The remaining question is whether the chancellor was warranted in finding that Smith, Boyd and the appellees divested appellant Mrs. M.M. Anderson, their cotenant, of her record title to one-half of the surface and 3/10ths of the minerals by an ouster and adverse possession for more than ten years.
(Hn 7) After a careful consideration of the testimony of the seven witnesses concerning ouster, adverse possession and lack of it with reference to this land, we conclude that, in the light of the established principles with reference to ouster and adverse possession between cotenants, the evidence is wholly inadequate to establish *610 that appellees ousted Mrs. Anderson from her cotenant's estate and obtained title against her by adverse possession.
(Hn 8) It is well established that possession which in ordinary cases would constitute adverse possession is not sufficient where entry was made as a tenant-in-common. In order to establish ouster of cotenants by a tenant-in-common in possession, so as to initiate and constitute adverse possession, cotenants out of possession must have knowledge of the adverse claim, either by actual knowledge or the equivalent thereof. Nichols v. Gaddis and McLaurin, Inc., 75 So. 2d 625 (Miss. 1954); Hurst v. J.M. Griffin & Sons, Inc., 209 Miss. 381, 46 So. 2d 440 (1950); Vanzandt v. Vanzandt, 85 So. 2d 792 (Miss. 1956).
Without lengthening this opinion in order to detail this evidence, it shows in brief that Davis Anderson who owned property to the south placed a fence on the north side of his property, and on the southeast side of this tract for a length of about one-quarter, in order that he might graze some of his cattle on this tract over a period of several years, as authorized by J.C. Smith and M.E. Boyd.

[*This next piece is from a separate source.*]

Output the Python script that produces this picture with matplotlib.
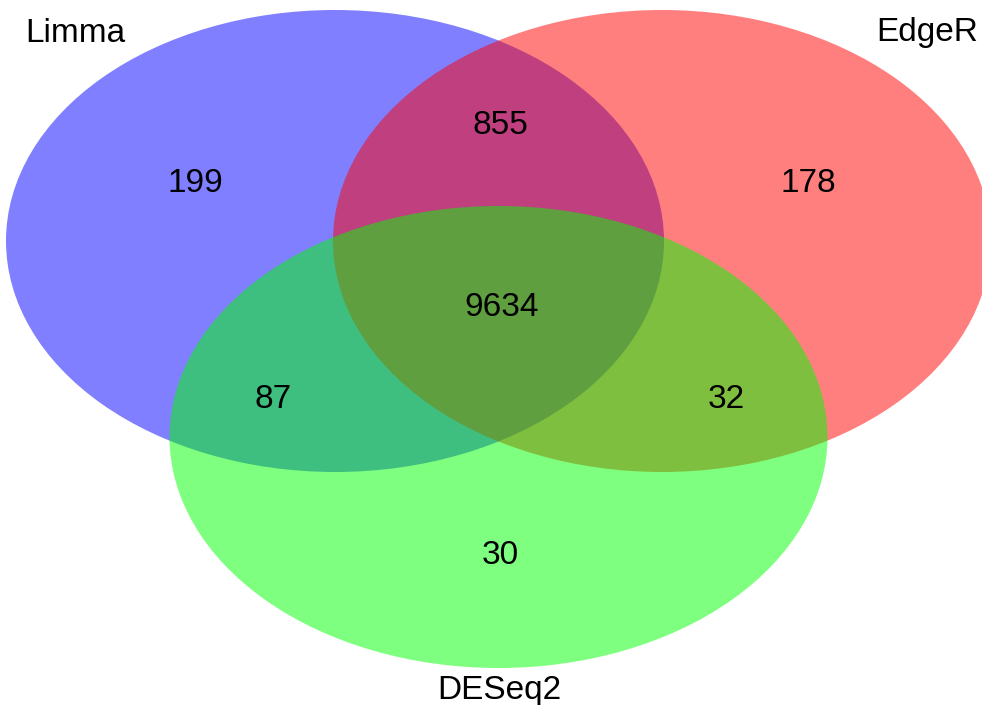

The land is shaped like a right triangle, the hypotenuse (the northwest side) being the right of way of a railroad, the east almost vertical line being the west line of a national park and of some property owned by one Graves, and the south line being the north line of land once owned by Davis Anderson. The railroad maintained a fence on the longest side of the triangle, the northwest, in various states of repair, and there was a fence of unidentified repair on the west side. On two occasions over a period of twenty years, some timber and pulpwood were cut off of the property. There have never been any improvements on it. It is not cultivatable. It is rocky with hills and gullies. J.C. Smith and his successors in title have paid taxes on the land, and Mrs. Anderson has paid no taxes on her interest. But of *611 course cotenants have correlative obligations to pay taxes on land, with the right to reimbursement from their fellow cotenants for their share.
(Hn 9) In addition to the established rule requiring knowledge or the equivalent thereof to constitute ouster of a cotenant, such facts must be established by clear and convincing evidence. Nichols v. Gaddis and McLaurin, supra. Applying these principles, it is manifest that appellees wholly failed to show any ouster of Mrs. Anderson and any adverse possessory title against her, in view of the relatively wild nature of this land and the scrambled nature of its sporadic use and possession. For those reasons the chancery court was in error in holding that Mrs. Anderson had been deprived of her record title to one-half of the surface and three-tenths of the minerals and that her cotenants, appellees, were vested with that interest.
On direct appeal, reversed and judgment rendered for appellants; on cross-appeal, affirmed.
Roberds, P.J., and Kyle, Arrington and Gillespie, JJ., concur.